Prompt ->
Line by line, repeat the data below exactly, beginning at the first line and ending at the line with "0, 1, 1, 0, 0];". Omit pictures.

Data provided ->
──────────────────────────────

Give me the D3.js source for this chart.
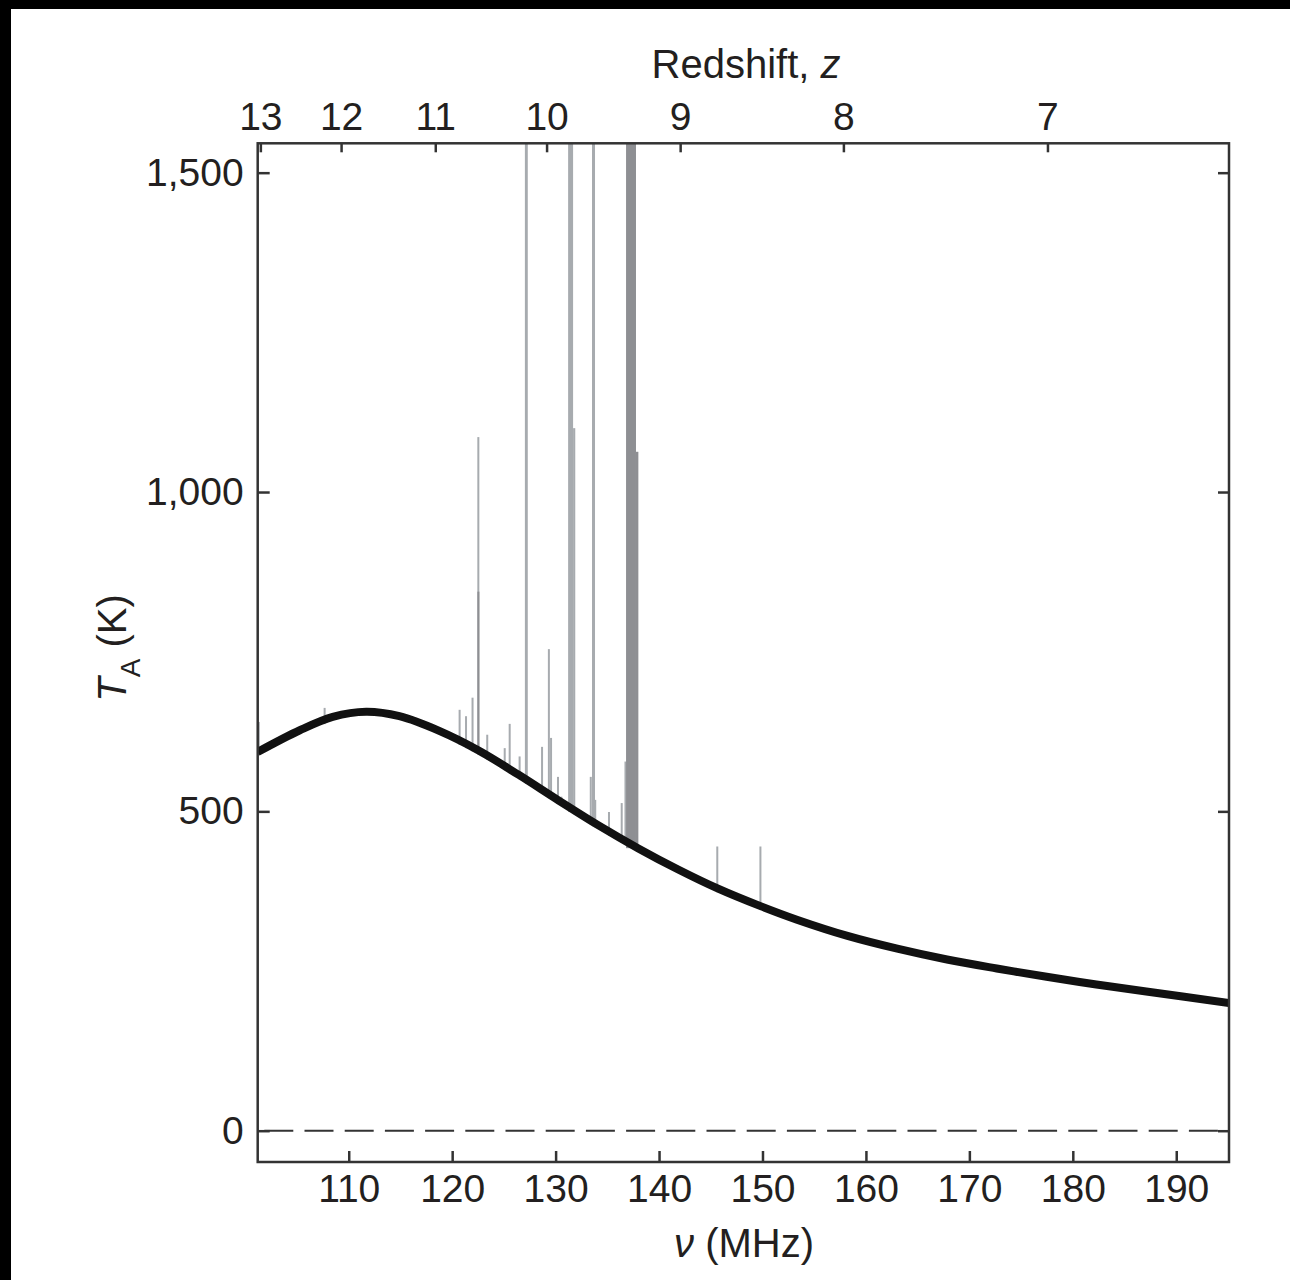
<!DOCTYPE html>
<html>
<head>
<meta charset="utf-8">
<script src="https://cdn.jsdelivr.net/npm/d3@7/dist/d3.min.js"></script>
<style>
  html, body { margin: 0; padding: 0; background: #000; }
  svg { display: block; }
  text { font-family: "Liberation Sans", Arial, Helvetica, sans-serif; fill: #231f20; }
</style>
</head>
<body>
<svg id="chart" width="1290" height="1280"></svg>
<script>
// ---------- data ----------
// Smooth antenna temperature (black curve)
const curveFreq = [101.2, 105.27, 108.45, 111.69, 114.9, 118.75, 122.6, 126.45, 130.3, 134.15, 138.0, 141.85, 145.71, 149.75, 153.4, 158.22, 163.03, 167.84, 172.65, 177.47, 182.28, 187.1, 195.1];
const curveTemp = [593, 627, 648, 656, 649, 626, 595, 557, 517, 478, 442, 409, 379, 352, 330, 305, 285, 268, 254, 241, 229, 218, 200];

// RFI spikes in the raw spectrum (grey): low freq, high freq, peak temperature (K)
const spikeLo   = [101.28, 107.64, 120.69, 121.31, 121.94, 122.50, 122.45, 123.36, 125.05, 125.53, 126.49, 127.03, 128.66, 129.30, 129.53, 130.20, 130.53, 131.21, 131.69, 133.37, 133.52, 133.80, 135.13, 136.36, 136.70, 136.81, 137.77, 145.60, 149.77];
const spikeHi   = [101.33, 107.70, 120.75, 121.37, 122.00, 122.56, 122.62, 123.42, 125.11, 125.59, 126.55, 127.31, 128.72, 129.40, 129.59, 130.26, 130.59, 131.69, 131.90, 133.43, 133.81, 133.86, 135.19, 136.42, 136.81, 137.77, 138.00, 145.66, 149.83];
const spikeTemp = [640, 662, 659, 649, 678, 1086, 844, 620, 599, 637, 586, 2000, 601, 754, 615, 554, 523, 2000, 1100, 554, 2000, 518, 499, 513, 578, 2000, 1063, 445, 445];
const spikeDark = [0, 0, 0, 0, 0, 0, 1, 0, 0, 0, 0, 0, 0, 0, 0, 0, 0, 0, 0, 0, 0, 0, 0, 0, 0, 1, 1, 0, 0];

// axes
const freqTicks = [110, 120, 130, 140, 150, 160, 170, 180, 190];
const tempTicks = [0, 500, 1000, 1500];
const tempTickLabels = ["0", "500", "1,000", "1,500"];
const zTicks = [13, 12, 11, 10, 9, 8, 7];
const nuHI = 1420.4; // MHz
const xDomain = [101.2, 195.1];
const yDomain = [-49, 1546];

// ---------- layout ----------
const L = 257.7, R = 1229, T = 143.3, B = 1162;
const FS = 39;

const svg = d3.select("#chart");
svg.append("rect").attr("x", 0).attr("y", 0).attr("width", 1290).attr("height", 1280).attr("fill", "#000");
svg.append("rect").attr("x", 11).attr("y", 9).attr("width", 1279).attr("height", 1271).attr("fill", "#fff");

const x = d3.scaleLinear().domain(xDomain).range([L, R]);
const y = d3.scaleLinear().domain(yDomain).range([B, T]);
const baseAt = d3.scaleLinear().domain(curveFreq).range(curveTemp).clamp(true);

svg.append("defs").append("clipPath").attr("id", "plotclip")
  .append("rect").attr("x", L).attr("y", T).attr("width", R - L).attr("height", B - T);

const plot = svg.append("g").attr("clip-path", "url(#plotclip)");

// zero dashed line
plot.append("line")
  .attr("x1", x(xDomain[0])).attr("x2", x(xDomain[1]))
  .attr("y1", y(0)).attr("y2", y(0))
  .attr("stroke", "#333").attr("stroke-width", 2)
  .attr("stroke-dasharray", "29 11.2").attr("stroke-dashoffset", 33.6);

// spikes
const spikes = spikeLo.map((lo, i) => ({lo, hi: spikeHi[i], t: spikeTemp[i], dark: spikeDark[i]}));
plot.selectAll("rect.spike").data(spikes).join("rect")
  .attr("class", "spike")
  .attr("x", d => { const w = x(d.hi) - x(d.lo); return w < 2 ? (x(d.lo) + x(d.hi)) / 2 - 1 : x(d.lo); })
  .attr("width", d => Math.max(2, x(d.hi) - x(d.lo)))
  .attr("y", d => y(d.t))
  .attr("height", d => Math.max(0, y(baseAt((d.lo + d.hi) / 2)) - y(d.t) + 4))
  .attr("fill", d => d.dark ? "#8e8f93" : "#a7abaf");

// smooth curve
const line = d3.line().x((d, i) => x(curveFreq[i])).y((d, i) => y(curveTemp[i])).curve(d3.curveCatmullRom.alpha(0.5));
plot.append("path").datum(curveTemp)
  .attr("d", line)
  .attr("fill", "none").attr("stroke", "#111").attr("stroke-width", 8)
  .attr("stroke-linejoin", "round");

// ---------- axes ----------
function styleAxis(g) {
  g.select(".domain").remove();
  g.selectAll(".tick line").attr("stroke", "#333").attr("stroke-width", 2.5);
  g.selectAll(".tick text").attr("fill", "#231f20").style("font-size", FS + "px")
    .style("font-family", "'Liberation Sans', Arial, Helvetica, sans-serif");
}

// bottom
const gB = svg.append("g").attr("transform", `translate(0,${B})`)
  .call(d3.axisBottom(x).tickValues(freqTicks).tickSize(-11).tickPadding(12).tickFormat(d3.format("d")));
styleAxis(gB);

// top (redshift)
const gT = svg.append("g").attr("transform", `translate(0,${T})`)
  .call(d3.axisTop(x).tickValues(zTicks.map(z => nuHI / (1 + z))).tickSize(-9).tickPadding(13)
    .tickFormat((d, i) => String(zTicks[i])));
styleAxis(gT);

// left
const gL = svg.append("g").attr("transform", `translate(${L},0)`)
  .call(d3.axisLeft(y).tickValues(tempTicks).tickSize(-12).tickPadding(14)
    .tickFormat((d, i) => tempTickLabels[i]));
styleAxis(gL);

// right
const gR = svg.append("g").attr("transform", `translate(${R},0)`)
  .call(d3.axisRight(y).tickValues(tempTicks).tickSize(-11).tickFormat(""));
styleAxis(gR);

// frame
svg.append("rect").attr("x", L).attr("y", T).attr("width", R - L).attr("height", B - T)
  .attr("fill", "none").attr("stroke", "#333").attr("stroke-width", 2.5);

// ---------- titles ----------
const topTitle = svg.append("text").attr("x", 746).attr("y", 78).attr("text-anchor", "middle")
  .style("font-size", "40px");
topTitle.append("tspan").text("Redshift, ");
topTitle.append("tspan").style("font-style", "italic").text("z");

const botTitle = svg.append("text").attr("x", 744).attr("y", 1257).attr("text-anchor", "middle")
  .style("font-size", "40px");
botTitle.append("tspan").style("font-style", "italic").text("ν");
botTitle.append("tspan").text(" (MHz)");

const yTitle = svg.append("text").attr("transform", "translate(126,648) rotate(-90)")
  .attr("text-anchor", "middle").style("font-size", "40px");
yTitle.append("tspan").style("font-style", "italic").text("T");
yTitle.append("tspan").attr("dy", 14).style("font-size", "28px").text("A");
yTitle.append("tspan").attr("dy", -14).text(" (K)");
</script>
</body>
</html>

──────────────────────────────

Result for this exercise ->
Give me the D3.js source for this chart.
<!DOCTYPE html>
<html>
<head>
<meta charset="utf-8">
<script src="https://cdn.jsdelivr.net/npm/d3@7/dist/d3.min.js"></script>
<style>
  html, body { margin: 0; padding: 0; background: #000; }
  svg { display: block; }
  text { font-family: "Liberation Sans", Arial, Helvetica, sans-serif; fill: #231f20; }
</style>
</head>
<body>
<svg id="chart" width="1290" height="1280"></svg>
<script>
// ---------- data ----------
// Smooth antenna temperature (black curve)
const curveFreq = [101.2, 105.27, 108.45, 111.69, 114.9, 118.75, 122.6, 126.45, 130.3, 134.15, 138.0, 141.85, 145.71, 149.75, 153.4, 158.22, 163.03, 167.84, 172.65, 177.47, 182.28, 187.1, 195.1];
const curveTemp = [593, 627, 648, 656, 649, 626, 595, 557, 517, 478, 442, 409, 379, 352, 330, 305, 285, 268, 254, 241, 229, 218, 200];

// RFI spikes in the raw spectrum (grey): low freq, high freq, peak temperature (K)
const spikeLo   = [101.28, 107.64, 120.69, 121.31, 121.94, 122.50, 122.45, 123.36, 125.05, 125.53, 126.49, 127.03, 128.66, 129.30, 129.53, 130.20, 130.53, 131.21, 131.69, 133.37, 133.52, 133.80, 135.13, 136.36, 136.70, 136.81, 137.77, 145.60, 149.77];
const spikeHi   = [101.33, 107.70, 120.75, 121.37, 122.00, 122.56, 122.62, 123.42, 125.11, 125.59, 126.55, 127.31, 128.72, 129.40, 129.59, 130.26, 130.59, 131.69, 131.90, 133.43, 133.81, 133.86, 135.19, 136.42, 136.81, 137.77, 138.00, 145.66, 149.83];
const spikeTemp = [640, 662, 659, 649, 678, 1086, 844, 620, 599, 637, 586, 2000, 601, 754, 615, 554, 523, 2000, 1100, 554, 2000, 518, 499, 513, 578, 2000, 1063, 445, 445];
const spikeDark = [0, 0, 0, 0, 0, 0, 1, 0, 0, 0, 0, 0, 0, 0, 0, 0, 0, 0, 0, 0, 0, 0, 0, 0, 0, 1, 1, 0, 0];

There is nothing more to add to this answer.